- 12 Archway Coconut Macaroons
- 1 cup semisweet chocolate chips
- 2 quarts vanilla ice cream
- 2 cups sweetened, shredded coconut
- 3/4 cup chocolate syrup
- 12 paper cupcake liners
- Cover a baking tray or cookie sheet with parchment paper or waxed paper (use a tray that will fit into your freezer).
- Arrange macaroons on the tray.
- Place chips in microwave-safe bowl and melt at 30% power for 30 seconds at a time, stirring between each melt.
- Drizzle all of the melted chocolate over the cookies. Let chocolate harden before transferring cookies to a plate.
- Discard the parchment; place the empty tray in freezer.
- Remove ice cream from freezer to allow it to soften a bit.

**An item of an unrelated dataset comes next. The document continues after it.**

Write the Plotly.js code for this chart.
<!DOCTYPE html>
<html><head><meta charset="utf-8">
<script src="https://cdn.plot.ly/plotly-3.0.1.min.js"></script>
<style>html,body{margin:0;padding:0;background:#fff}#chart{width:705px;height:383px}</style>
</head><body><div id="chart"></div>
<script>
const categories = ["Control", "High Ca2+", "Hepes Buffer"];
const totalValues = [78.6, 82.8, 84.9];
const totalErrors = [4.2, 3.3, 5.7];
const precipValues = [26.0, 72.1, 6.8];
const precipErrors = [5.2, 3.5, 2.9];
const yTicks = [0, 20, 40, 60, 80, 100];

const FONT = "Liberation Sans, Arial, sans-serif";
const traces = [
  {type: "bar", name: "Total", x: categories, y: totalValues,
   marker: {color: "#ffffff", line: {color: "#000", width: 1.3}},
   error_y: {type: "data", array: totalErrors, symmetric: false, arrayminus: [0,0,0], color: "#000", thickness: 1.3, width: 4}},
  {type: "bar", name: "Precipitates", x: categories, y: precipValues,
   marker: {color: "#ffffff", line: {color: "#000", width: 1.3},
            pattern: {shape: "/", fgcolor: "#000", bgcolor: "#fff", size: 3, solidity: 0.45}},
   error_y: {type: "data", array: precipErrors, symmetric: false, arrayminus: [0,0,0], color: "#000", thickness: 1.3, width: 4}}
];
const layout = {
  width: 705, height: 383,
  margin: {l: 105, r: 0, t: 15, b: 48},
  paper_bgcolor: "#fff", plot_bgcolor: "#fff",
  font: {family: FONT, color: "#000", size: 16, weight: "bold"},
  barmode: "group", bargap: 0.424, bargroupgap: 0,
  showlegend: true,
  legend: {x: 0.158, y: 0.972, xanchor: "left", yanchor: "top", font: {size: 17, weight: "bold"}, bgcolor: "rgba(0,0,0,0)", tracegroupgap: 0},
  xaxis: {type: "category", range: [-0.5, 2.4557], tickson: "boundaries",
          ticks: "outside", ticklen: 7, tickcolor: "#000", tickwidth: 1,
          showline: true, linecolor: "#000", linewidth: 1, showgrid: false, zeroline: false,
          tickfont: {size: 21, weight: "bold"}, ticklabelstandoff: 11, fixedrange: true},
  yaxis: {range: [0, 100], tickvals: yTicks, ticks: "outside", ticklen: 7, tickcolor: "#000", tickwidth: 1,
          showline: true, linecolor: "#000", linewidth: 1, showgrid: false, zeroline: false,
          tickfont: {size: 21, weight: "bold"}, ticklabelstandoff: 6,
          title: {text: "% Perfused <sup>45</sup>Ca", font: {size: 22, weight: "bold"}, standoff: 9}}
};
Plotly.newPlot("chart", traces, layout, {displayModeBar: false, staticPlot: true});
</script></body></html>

- Spread coconut on a large plate.
- Working quickly, scoop a ball of ice cream and mold it around a macaroon. Add more ice cream as needed to form a large snow ball. Roll the ball in coconut, put it into a cupcake liner, and place it on cold baking tray.
- Repeat until all 12 snow balls are completed.
- Cover the tray with plastic wrap and freeze for at least 8 hours.
- To serve, drizzle 1 tablespoon chocolate syrup over each plate.
- Remove the paper liner and place a snow ball in the center of the plate.